As the Dixon-Yates contract moved toward completion, a lawyer for the law firm of Sullivan & Cromwell told Wenzell that before First Boston should take part in the financing for Dixon-Yates, Wenzell “should make clear that he had severed his entire relations with the Bureau of the Budget.”
In the summer of 1954, a few complaints were raised about the Dixon-Yates contract. There was also opposition to the Dixon-Yates contract within the Tennessee Valley Authority as well as by a majority of the Atomic Energy Commissioners. But on June 16, 1954, Rowland Hughes, by then promoted to Director of the Budget, wrote to the Atomic Energy Commission:
“The President has asked me to instruct the Atomic Energy Commission to proceed with negotiations with the sponsors of the proposal made by Messrs. Dixon and Yates with a view of signing a definite contract.”
The contract was signed, and in the following weeks the number of Democratic complaints mounted. The complaints hit a number of points. The Democrats contended that the Dixon-Yates contract could cost the government from 107 million to 120 million dollars over a period of twenty-five years, but that in the end the government wouldn’t own the plant. This was compared to the 90 million cost for the Fulton steam plant which the TVA wanted to construct.

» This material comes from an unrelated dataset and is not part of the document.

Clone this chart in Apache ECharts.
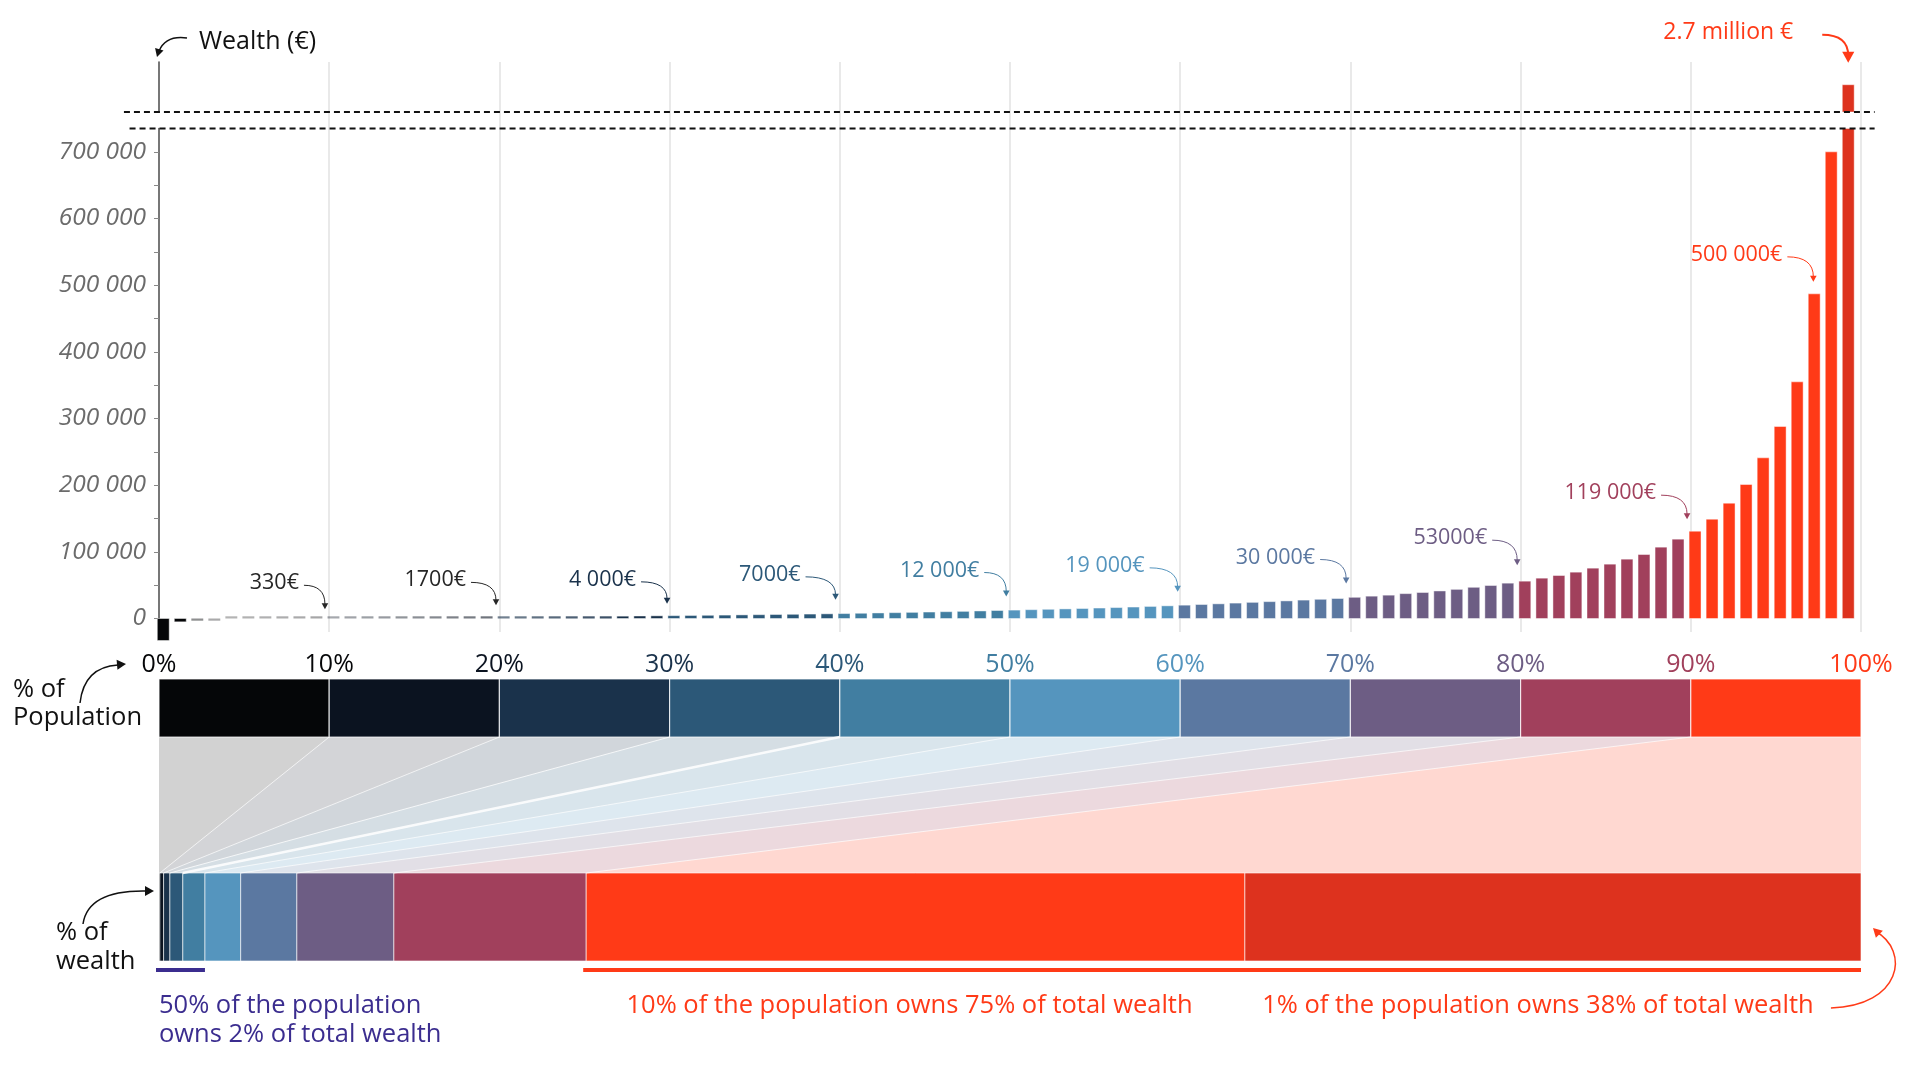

The debate revolved largely around the question of private versus public power (or TVA). Many Democrats held that the Eisenhower administration was allowing the public treasury to be milked by Big Business in the same fashion the Harding administration had permitted the exploitation of Navy oil reserves in the Teapot Dome scandals.
Democratic National Chairman Stephen Mitchell hit a sensitive nerve in early August 1954 when he implied that President Eisenhower had direct responsibility for the Dixon-Yates contract. He charged that one of President Eisenhower’s golfing associates was a director of The Southern Company, one of the two holding companies that had established the Mississippi Valley Generating Company. Mitchell’s office identified the man as Bobby Jones, former amateur and professional golfing champion. No evidence was ever produced to support the insinuation that Jones influenced Dixon-Yates decisions.
President Eisenhower was furious that his associations would be subject to such charges, and in his August 17, 1954, press conference he offered to disclose all the events leading up to the Dixon-Yates contract.
“Any one of you here present might singly or in an investigation group go to the Bureau of the Budget, or to the Chief of the Atomic Energy Commission, and get the complete record from the inception of the idea [of the Dixon-Yates contract] to this very minute, and it is all yours.”
Four days later, on August 21, 1954, the Atomic Energy Commission released what was purported to be a full chronology of all events in the development of the Dixon-Yates contract. The names of Wenzell and Paul Miller, assistant vice president of First Boston Corporation, had appeared in an original draft. However, the names of both of these First Boston Corporation officials—Wenzell and Miller—were eliminated from the chronology that was given to the press.
On the surface, it appeared that President Eisenhower had met charges of improper activity with a frank and open report on the whole record of the Dixon-Yates contract. Not until February 18, 1955, did anyone charge that the chronology was not a full truthful report. On that day, Senator Lister Hill, the Alabama Democrat, made a Senate speech in which he charged Wenzell with a dual role in the Dixon-Yates negotiations. He questioned the propriety of Wenzell’s being a financial adviser to Dixon-Yates while at the same time serving as an adviser to the United States Government on the Dixon-Yates contract.